(GIVEN MATERIAL):
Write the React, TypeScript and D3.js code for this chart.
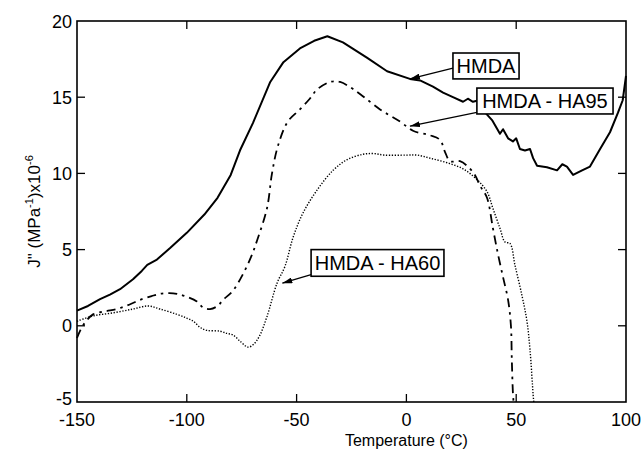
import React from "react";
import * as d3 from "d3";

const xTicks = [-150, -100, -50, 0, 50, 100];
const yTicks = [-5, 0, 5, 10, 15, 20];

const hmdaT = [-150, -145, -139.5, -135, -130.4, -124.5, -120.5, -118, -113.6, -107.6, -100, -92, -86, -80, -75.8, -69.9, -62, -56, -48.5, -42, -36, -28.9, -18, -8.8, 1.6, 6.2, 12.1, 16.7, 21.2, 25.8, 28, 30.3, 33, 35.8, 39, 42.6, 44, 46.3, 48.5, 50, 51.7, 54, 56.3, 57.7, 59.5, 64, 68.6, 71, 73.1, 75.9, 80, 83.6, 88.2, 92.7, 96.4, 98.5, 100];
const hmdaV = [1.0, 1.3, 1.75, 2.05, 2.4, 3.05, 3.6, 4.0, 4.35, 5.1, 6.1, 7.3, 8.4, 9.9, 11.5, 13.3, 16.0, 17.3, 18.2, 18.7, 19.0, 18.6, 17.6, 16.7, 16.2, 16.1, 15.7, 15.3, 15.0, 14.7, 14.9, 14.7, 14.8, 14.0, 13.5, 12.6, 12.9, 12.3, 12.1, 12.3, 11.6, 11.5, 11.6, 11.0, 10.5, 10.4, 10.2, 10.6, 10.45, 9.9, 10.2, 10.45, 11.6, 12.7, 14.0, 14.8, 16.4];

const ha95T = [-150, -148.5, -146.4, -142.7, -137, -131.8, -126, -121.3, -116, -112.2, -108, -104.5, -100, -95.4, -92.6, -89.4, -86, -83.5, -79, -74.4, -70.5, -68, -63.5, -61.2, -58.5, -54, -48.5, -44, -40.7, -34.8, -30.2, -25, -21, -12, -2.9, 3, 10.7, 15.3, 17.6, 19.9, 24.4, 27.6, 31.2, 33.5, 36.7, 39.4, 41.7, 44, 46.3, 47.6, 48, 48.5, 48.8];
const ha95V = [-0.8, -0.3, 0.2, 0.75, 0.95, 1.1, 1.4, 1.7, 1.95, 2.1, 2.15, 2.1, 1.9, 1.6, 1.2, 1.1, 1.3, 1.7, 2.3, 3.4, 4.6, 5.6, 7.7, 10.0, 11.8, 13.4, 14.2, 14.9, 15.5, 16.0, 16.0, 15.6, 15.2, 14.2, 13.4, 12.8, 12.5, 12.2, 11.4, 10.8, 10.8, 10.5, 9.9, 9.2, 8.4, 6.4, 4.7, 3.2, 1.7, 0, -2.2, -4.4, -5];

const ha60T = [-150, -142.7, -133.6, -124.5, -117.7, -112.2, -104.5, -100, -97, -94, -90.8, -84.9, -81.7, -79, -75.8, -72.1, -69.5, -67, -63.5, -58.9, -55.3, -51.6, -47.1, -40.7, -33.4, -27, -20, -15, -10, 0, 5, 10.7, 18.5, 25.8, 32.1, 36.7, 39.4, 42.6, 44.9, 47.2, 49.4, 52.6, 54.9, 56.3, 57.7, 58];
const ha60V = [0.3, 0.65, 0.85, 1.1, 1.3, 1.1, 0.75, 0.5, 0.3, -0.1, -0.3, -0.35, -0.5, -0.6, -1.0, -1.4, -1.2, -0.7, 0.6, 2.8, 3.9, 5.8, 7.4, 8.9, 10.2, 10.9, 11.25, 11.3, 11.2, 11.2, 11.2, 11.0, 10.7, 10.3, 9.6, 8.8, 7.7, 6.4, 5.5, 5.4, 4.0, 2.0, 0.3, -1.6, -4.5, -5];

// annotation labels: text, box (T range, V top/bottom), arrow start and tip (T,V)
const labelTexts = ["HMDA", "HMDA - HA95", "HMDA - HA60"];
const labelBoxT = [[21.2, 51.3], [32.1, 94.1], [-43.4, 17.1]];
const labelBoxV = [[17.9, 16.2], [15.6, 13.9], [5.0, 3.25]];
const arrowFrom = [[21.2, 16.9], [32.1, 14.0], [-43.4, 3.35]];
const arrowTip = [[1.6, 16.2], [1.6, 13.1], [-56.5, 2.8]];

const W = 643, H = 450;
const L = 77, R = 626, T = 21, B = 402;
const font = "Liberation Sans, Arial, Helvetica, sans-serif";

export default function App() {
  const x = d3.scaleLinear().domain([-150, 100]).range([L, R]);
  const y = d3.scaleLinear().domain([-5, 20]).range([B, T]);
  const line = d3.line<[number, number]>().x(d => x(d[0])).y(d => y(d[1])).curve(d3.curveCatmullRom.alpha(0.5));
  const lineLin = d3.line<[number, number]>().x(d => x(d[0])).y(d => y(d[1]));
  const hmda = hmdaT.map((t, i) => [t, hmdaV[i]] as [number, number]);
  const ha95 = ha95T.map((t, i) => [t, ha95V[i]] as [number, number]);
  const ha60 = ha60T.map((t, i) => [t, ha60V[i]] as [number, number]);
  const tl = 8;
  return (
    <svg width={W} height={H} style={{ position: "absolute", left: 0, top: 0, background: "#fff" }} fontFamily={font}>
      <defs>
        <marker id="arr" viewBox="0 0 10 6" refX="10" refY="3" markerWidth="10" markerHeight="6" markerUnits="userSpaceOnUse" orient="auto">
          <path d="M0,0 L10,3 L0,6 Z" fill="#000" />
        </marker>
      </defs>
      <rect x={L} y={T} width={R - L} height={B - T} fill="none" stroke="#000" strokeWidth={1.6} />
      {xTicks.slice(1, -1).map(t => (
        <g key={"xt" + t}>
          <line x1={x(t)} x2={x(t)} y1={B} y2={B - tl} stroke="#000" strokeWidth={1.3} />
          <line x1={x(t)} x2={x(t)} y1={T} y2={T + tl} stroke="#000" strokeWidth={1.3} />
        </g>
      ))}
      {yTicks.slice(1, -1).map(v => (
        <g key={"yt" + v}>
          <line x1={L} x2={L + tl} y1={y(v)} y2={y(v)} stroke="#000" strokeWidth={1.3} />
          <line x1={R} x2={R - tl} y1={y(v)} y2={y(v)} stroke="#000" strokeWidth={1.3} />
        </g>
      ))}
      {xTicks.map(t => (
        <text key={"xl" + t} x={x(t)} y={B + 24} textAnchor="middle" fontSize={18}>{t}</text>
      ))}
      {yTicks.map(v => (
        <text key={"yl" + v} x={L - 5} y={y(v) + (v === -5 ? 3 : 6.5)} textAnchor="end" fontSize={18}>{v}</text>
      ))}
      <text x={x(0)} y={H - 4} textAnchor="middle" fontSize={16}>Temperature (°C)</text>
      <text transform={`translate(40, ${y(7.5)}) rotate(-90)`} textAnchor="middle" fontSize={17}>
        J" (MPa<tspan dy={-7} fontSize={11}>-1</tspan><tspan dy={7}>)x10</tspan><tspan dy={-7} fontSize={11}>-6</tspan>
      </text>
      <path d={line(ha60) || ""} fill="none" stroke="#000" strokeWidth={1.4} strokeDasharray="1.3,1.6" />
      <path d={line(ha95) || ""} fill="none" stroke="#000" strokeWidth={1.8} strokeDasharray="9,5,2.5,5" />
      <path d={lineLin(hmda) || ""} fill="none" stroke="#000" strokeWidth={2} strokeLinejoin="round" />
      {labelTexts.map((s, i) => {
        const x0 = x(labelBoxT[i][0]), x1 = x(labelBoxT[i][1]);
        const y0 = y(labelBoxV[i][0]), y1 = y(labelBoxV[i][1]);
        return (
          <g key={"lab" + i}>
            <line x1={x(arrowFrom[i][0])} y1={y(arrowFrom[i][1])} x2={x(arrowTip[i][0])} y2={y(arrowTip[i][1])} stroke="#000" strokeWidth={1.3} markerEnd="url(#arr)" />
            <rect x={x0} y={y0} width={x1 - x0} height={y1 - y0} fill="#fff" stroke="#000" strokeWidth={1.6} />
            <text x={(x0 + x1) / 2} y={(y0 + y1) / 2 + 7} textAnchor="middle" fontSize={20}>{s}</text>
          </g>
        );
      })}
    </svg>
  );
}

(EXERCISE):
Omitting all pictures, restate exactly the lines of the material from its start through the line that contains "const yTicks = [-5, 0, 5, 10, 15, 20];".

(COMPLETED EXERCISE):
Write the React, TypeScript and D3.js code for this chart.
import React from "react";
import * as d3 from "d3";

const xTicks = [-150, -100, -50, 0, 50, 100];
const yTicks = [-5, 0, 5, 10, 15, 20];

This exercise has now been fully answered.